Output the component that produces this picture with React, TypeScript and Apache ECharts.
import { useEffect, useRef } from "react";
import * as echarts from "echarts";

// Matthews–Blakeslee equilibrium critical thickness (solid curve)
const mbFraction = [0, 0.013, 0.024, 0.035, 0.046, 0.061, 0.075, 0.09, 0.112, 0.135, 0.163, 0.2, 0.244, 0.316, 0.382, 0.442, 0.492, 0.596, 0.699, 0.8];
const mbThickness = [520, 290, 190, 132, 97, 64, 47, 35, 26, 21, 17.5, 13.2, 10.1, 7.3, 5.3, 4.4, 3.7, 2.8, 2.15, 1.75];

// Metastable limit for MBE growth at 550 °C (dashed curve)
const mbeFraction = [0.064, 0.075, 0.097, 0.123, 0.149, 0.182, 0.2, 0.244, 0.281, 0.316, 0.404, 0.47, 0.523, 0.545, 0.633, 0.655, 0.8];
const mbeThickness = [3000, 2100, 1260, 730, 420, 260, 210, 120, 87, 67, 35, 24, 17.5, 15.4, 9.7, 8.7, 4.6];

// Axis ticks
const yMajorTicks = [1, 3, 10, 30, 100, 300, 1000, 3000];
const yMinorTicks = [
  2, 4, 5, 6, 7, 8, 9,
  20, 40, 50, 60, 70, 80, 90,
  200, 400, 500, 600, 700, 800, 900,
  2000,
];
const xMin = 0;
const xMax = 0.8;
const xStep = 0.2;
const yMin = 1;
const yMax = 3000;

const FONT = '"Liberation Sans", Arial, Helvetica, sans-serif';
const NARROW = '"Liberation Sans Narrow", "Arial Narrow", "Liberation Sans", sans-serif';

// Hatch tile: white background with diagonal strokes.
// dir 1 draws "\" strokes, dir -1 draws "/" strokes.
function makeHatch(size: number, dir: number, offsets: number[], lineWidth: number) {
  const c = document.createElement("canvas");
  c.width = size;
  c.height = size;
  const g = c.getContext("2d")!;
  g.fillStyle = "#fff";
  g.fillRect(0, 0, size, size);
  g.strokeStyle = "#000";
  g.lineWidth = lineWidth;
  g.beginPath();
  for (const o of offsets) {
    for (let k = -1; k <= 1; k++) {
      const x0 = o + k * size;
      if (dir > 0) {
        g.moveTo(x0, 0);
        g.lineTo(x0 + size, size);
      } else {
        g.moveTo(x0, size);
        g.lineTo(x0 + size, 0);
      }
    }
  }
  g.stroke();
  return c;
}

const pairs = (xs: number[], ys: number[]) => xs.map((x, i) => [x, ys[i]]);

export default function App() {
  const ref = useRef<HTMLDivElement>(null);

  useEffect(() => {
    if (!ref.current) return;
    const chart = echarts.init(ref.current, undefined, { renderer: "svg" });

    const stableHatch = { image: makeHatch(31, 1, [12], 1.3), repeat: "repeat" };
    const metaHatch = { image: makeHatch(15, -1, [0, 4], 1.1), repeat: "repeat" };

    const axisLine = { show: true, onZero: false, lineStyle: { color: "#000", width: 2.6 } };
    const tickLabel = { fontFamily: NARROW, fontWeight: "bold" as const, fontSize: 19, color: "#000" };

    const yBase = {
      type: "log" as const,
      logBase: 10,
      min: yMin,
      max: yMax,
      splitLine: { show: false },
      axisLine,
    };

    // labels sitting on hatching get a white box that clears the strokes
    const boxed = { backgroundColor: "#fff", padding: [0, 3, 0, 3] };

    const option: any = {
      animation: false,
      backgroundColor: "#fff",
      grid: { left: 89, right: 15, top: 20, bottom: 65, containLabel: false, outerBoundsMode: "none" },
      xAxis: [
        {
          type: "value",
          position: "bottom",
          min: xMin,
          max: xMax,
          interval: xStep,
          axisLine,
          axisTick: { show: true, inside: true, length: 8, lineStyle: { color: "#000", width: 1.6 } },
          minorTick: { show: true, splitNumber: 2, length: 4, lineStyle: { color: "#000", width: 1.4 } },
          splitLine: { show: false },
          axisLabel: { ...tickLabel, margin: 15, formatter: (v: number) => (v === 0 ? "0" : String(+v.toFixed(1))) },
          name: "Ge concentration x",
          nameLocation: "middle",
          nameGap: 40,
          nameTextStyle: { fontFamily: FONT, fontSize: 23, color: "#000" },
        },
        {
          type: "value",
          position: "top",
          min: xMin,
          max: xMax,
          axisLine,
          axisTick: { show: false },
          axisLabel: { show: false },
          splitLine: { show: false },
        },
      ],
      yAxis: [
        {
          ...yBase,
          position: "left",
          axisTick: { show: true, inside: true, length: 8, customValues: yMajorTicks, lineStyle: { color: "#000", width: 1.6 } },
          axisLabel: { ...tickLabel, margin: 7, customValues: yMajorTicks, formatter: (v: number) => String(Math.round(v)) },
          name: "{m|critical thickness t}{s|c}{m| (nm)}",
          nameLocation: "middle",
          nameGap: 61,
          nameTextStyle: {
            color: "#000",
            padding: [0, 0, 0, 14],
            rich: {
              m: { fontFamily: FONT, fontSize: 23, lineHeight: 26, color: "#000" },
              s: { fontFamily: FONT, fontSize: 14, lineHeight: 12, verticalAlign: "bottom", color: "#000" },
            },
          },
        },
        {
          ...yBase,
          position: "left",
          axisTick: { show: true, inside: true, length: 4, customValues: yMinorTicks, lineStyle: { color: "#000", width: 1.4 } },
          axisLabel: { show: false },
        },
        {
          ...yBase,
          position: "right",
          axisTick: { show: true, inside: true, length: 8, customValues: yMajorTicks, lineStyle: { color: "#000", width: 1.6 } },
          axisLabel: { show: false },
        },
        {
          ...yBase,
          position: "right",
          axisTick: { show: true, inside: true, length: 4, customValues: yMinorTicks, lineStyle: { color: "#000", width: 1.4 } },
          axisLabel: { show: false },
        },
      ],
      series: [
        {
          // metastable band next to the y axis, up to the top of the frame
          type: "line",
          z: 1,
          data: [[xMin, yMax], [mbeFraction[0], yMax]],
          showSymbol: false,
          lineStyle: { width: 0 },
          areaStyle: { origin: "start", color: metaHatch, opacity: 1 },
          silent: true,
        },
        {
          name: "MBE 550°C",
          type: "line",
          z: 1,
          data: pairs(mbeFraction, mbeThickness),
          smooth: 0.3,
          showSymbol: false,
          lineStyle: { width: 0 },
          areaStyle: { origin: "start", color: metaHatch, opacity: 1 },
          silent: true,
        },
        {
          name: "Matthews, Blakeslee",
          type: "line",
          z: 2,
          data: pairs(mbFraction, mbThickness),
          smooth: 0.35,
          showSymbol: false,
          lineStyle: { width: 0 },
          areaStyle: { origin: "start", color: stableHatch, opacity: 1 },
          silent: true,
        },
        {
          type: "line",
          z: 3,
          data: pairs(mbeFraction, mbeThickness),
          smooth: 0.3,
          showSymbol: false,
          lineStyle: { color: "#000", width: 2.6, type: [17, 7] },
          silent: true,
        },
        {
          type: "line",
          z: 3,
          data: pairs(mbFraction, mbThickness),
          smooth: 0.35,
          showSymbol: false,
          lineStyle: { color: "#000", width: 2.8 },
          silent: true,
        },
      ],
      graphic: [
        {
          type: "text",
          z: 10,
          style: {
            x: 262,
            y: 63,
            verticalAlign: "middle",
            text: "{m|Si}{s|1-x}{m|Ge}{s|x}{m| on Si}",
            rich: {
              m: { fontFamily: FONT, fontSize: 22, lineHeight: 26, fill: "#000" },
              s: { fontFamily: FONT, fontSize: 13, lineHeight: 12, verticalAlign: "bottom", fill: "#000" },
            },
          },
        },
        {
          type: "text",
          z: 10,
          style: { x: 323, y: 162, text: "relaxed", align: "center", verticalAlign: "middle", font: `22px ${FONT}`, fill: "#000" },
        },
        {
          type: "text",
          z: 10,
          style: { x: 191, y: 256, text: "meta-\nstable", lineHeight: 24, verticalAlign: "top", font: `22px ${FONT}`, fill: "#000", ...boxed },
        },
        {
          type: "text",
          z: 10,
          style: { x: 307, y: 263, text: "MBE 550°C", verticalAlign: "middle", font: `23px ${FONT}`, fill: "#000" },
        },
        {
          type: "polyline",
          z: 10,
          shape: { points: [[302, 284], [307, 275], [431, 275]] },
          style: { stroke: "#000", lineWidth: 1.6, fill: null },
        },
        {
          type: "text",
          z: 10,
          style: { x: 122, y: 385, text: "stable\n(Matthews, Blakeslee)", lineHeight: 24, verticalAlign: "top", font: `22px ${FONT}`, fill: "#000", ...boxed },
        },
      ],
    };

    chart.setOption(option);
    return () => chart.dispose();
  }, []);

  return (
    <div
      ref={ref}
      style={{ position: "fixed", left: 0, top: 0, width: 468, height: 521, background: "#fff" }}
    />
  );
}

▬▬▬▬▬▬

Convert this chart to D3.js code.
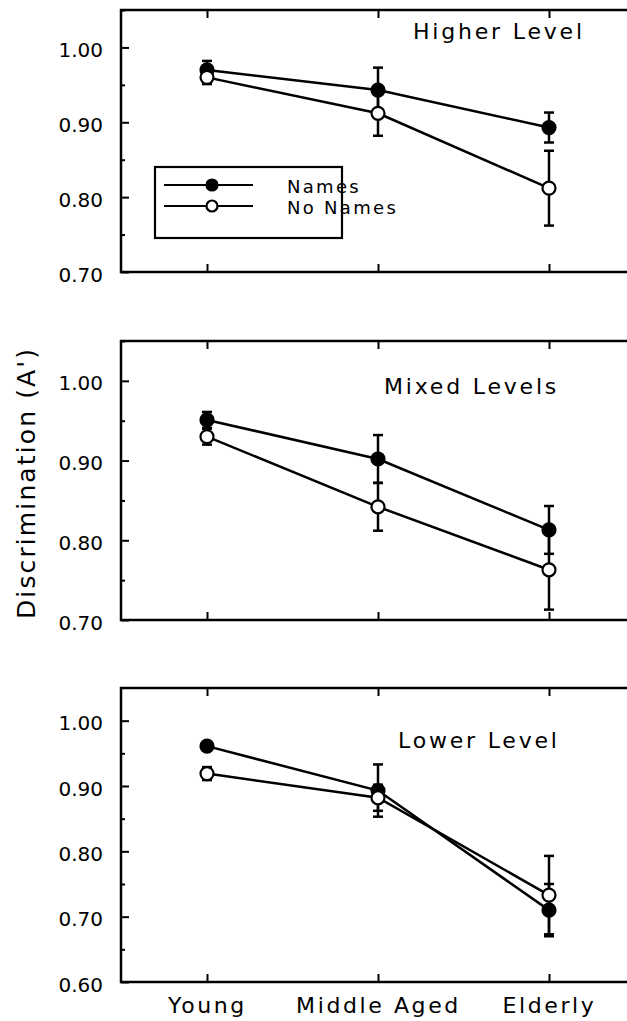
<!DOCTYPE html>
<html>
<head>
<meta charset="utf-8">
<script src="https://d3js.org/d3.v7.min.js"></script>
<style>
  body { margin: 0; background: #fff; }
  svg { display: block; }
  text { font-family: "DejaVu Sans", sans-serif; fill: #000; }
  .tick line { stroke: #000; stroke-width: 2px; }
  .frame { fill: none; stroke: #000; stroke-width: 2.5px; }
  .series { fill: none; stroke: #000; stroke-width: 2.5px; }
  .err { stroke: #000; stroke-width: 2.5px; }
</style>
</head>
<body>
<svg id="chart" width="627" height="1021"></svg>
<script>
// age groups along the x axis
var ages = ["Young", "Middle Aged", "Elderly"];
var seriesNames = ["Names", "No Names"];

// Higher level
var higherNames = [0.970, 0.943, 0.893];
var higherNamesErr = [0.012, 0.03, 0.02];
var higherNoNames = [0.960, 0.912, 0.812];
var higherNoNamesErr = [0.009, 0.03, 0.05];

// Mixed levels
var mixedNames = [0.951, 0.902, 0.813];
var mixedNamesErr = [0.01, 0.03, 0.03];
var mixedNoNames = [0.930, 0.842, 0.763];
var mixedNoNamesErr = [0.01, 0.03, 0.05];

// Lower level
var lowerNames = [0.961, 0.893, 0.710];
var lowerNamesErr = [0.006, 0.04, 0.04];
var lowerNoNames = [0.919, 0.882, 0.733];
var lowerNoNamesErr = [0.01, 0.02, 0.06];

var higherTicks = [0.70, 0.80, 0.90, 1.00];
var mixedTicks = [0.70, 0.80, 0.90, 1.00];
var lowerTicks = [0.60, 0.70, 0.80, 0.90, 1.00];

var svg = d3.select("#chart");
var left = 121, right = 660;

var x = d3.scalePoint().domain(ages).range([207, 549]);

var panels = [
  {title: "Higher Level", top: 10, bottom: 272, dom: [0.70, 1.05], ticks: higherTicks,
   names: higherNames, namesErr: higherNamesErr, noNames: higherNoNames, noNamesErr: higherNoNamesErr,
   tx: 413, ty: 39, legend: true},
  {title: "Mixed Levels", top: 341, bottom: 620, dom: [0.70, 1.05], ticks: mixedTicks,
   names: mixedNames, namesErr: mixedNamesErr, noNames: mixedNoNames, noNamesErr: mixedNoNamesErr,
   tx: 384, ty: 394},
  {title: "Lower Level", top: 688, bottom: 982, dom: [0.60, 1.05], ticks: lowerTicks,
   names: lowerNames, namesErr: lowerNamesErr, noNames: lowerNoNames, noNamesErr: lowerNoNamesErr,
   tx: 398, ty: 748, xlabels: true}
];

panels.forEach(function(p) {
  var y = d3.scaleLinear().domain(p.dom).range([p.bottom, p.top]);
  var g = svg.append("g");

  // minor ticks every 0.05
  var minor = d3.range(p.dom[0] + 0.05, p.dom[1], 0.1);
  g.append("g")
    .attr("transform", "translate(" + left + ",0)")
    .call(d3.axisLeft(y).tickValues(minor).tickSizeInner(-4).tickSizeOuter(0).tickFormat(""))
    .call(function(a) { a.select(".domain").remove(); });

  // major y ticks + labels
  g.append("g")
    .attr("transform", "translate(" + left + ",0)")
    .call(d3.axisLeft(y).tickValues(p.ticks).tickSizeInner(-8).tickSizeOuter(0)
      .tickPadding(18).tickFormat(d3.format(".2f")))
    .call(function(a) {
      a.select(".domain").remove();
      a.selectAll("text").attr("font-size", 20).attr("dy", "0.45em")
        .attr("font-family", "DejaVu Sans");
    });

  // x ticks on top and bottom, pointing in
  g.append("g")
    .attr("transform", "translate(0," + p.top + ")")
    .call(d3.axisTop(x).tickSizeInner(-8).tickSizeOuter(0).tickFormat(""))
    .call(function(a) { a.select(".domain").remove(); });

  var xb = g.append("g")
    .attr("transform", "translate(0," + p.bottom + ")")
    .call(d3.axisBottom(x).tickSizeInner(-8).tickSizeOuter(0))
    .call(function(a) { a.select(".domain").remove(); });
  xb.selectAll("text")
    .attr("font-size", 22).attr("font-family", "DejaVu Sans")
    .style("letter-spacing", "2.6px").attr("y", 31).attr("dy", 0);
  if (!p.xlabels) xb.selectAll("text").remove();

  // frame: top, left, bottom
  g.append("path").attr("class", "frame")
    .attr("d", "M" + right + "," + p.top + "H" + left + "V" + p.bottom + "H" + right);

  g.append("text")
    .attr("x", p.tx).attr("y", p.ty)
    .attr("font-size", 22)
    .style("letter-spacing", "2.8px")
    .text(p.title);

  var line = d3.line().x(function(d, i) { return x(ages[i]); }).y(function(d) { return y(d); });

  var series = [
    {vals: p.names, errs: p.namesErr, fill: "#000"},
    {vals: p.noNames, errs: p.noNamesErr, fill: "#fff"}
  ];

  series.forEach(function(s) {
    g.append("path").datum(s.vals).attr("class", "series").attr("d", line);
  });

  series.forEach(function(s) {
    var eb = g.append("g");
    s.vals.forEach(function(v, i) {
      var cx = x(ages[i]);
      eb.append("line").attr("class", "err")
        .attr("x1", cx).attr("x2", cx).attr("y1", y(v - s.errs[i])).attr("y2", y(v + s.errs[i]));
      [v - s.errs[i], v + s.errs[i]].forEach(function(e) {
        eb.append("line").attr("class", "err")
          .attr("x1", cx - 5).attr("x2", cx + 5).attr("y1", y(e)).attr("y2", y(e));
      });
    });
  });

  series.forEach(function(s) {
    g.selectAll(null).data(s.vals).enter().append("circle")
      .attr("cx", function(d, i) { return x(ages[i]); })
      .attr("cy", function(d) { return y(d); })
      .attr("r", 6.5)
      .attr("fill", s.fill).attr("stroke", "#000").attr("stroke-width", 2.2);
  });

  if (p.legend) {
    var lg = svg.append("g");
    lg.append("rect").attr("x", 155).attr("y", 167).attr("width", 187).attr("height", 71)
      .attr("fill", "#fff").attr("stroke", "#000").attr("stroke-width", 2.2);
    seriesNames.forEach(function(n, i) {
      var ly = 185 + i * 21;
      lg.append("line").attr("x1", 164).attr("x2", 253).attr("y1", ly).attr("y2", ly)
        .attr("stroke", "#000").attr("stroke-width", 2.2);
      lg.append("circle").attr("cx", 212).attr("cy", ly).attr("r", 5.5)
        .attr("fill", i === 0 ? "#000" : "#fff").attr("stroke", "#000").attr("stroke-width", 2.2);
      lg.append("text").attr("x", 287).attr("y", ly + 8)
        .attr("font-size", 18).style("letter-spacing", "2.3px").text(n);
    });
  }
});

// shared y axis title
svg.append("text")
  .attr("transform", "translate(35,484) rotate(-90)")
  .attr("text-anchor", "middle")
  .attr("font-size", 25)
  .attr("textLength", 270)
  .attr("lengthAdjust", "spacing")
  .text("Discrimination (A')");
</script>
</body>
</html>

▬▬▬▬▬▬

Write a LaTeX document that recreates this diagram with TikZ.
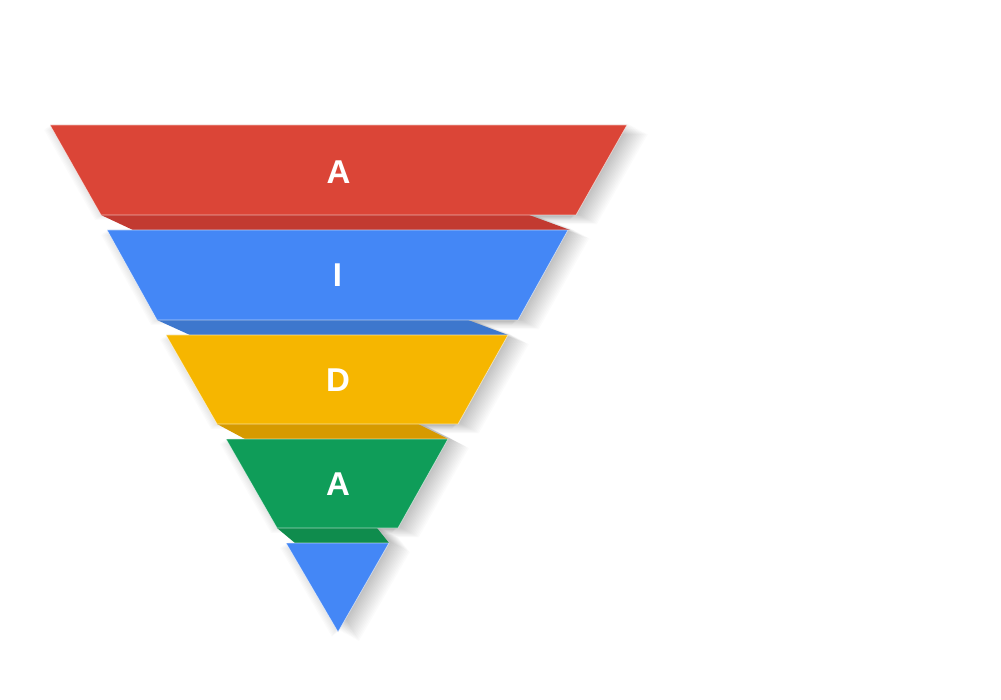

▬▬▬▬▬▬

## What you will do
Quote only the lines running from the line with "Convert this chart to D3.js code." to the line with "var lowerNoNamesErr = [0.01, 0.02, 0.06];", ends included, exactly as they appear and without the pictures.

## In response
Convert this chart to D3.js code.
<!DOCTYPE html>
<html>
<head>
<meta charset="utf-8">
<script src="https://d3js.org/d3.v7.min.js"></script>
<style>
  body { margin: 0; background: #fff; }
  svg { display: block; }
  text { font-family: "DejaVu Sans", sans-serif; fill: #000; }
  .tick line { stroke: #000; stroke-width: 2px; }
  .frame { fill: none; stroke: #000; stroke-width: 2.5px; }
  .series { fill: none; stroke: #000; stroke-width: 2.5px; }
  .err { stroke: #000; stroke-width: 2.5px; }
</style>
</head>
<body>
<svg id="chart" width="627" height="1021"></svg>
<script>
// age groups along the x axis
var ages = ["Young", "Middle Aged", "Elderly"];
var seriesNames = ["Names", "No Names"];

// Higher level
var higherNames = [0.970, 0.943, 0.893];
var higherNamesErr = [0.012, 0.03, 0.02];
var higherNoNames = [0.960, 0.912, 0.812];
var higherNoNamesErr = [0.009, 0.03, 0.05];

// Mixed levels
var mixedNames = [0.951, 0.902, 0.813];
var mixedNamesErr = [0.01, 0.03, 0.03];
var mixedNoNames = [0.930, 0.842, 0.763];
var mixedNoNamesErr = [0.01, 0.03, 0.05];

// Lower level
var lowerNames = [0.961, 0.893, 0.710];
var lowerNamesErr = [0.006, 0.04, 0.04];
var lowerNoNames = [0.919, 0.882, 0.733];
var lowerNoNamesErr = [0.01, 0.02, 0.06];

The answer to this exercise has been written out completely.